Fareed Zakaria est un homme influent. Sa vision correspond à une analyse répandue dans l’establishment washingtonien; c’est peu dire qu’elle est désolante, c’est mieux dire qu’elle correspond à une extraordinaire construction orwellienne qui confirme que ceux qui pensent selon le schéma de 1984 sont bien les dirigeants qui s’auto-virtualisent et nullement les populations auxquelles ils dispensent la compétence de leur authoritative autorité. Faire de la réaction US à 9/11 et à 9/15 autant de succès relève effectivement de la vision orwellienne des événements. La seule chose où le jugement de Zakaria est acceptable est celui de l’incompétence, de la médiocrité et de la fantasmagorie qui caractérisent les réactions des dirigeants US dans le débat sur les “soins de santé”. Simplement, ces caractères étaient déjà les mêmes lors de 9/11 et lors de 9/15, avec le résultat qu’on peut voir (9/15, résultant en bonne partie de le dégradation de l'économie suite à la guerre en Irak suivant 9/11, etc.), et Zakaria est partie prenante dans la sauterie, avec ces commentaires attentifs et satifaits durant la période.
Ce que montre son article, par contre, et c’est cela qui est intéressant, c’est, à nouveau et comme toujours dans la situation US en dégradation constante, le constat de l’impuissance du pouvoir autant que de ceux qui, comme Zakaria, sont censés l’influencer de leurs conseils éclairés. La “solution” que préconise Zakaria, implicitement, est bouffonne et désespérante, sinon complètement dépassée. (“Bouffonne et désespérante”: déclencher une crise pour dramatiser le problème et le résoudre, et comment? En mobilisant la Garde Nationale et en envahissant le Mexique? Ou bien, “solution complètement dépassée”: n’est-ce pas déjà une crise, entre l’impasse politique telle que Zakaria la décrit et les différentes folies à la limite de la violence auxquelles on assiste?) Ou bien, encore, car l’on se doute qu’il faut évoquer cette hypothèse, Zakaria pense à autre chose, à un nouveau 9/11 ou à un nouveau 9/15, qui “ferait l’affaire” pour détourner l’attention. On peut toujours avancer cette hypothèse, puisque c’est désormais le machiavélisme de bazar récurrent de tout commentateur bien né à Washington lorsque la machine se bloque, c’est-à-dire tous les trois mois et à intervalles de plus en plus rapprochés. D’autre part, cela remplira d’aise tous ceux qui travaillent sur ce scénario depuis l’attaque du 11 septembre, ou bien même depuis l’explosion du Maine, dans le port de La Havane en 1898, qui donna aux USA un motif d’attaquer Cuba. Tout cela ressemble à une pantalonnade fatiguée autour d’un zombie épuisé (le pouvoir US tenant le rôle du zombie).

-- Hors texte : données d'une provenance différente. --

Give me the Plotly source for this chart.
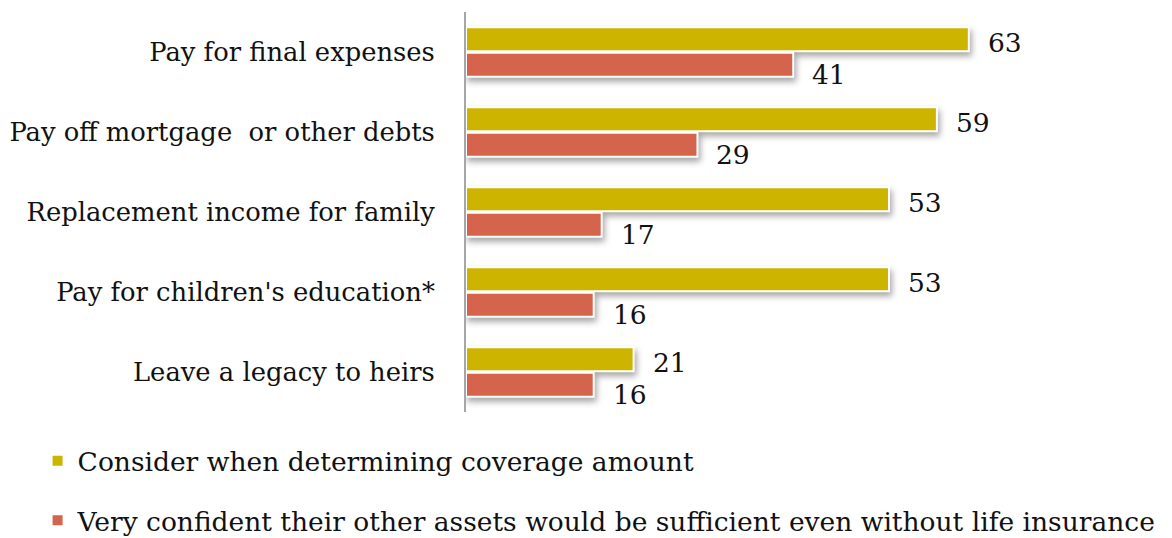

La seule crise sérieuse qui puisse caractériser cette affaire du débat sur la santé publique, outre le débat lui-même, c’est effectivement celle du pouvoir washingtonien et de son impuissance, c’est-à-dire l’accentuation de l’érosion de ce pouvoir du “centre”, dans ses effets indirects – et l’article de Zakaria renforce bien entendu cette perception, grande reconnaissance pour cela. L’effet structurel important à attendre, c’est l’accentuation de la tendance à la dévolution en cours aux USA, entre les Etats de l’Union et le “centre” de plus en plus impuissant. C’est, dans tous les cas, sur le terme, la seule utilité qu’on puisse trouver à cette affaire.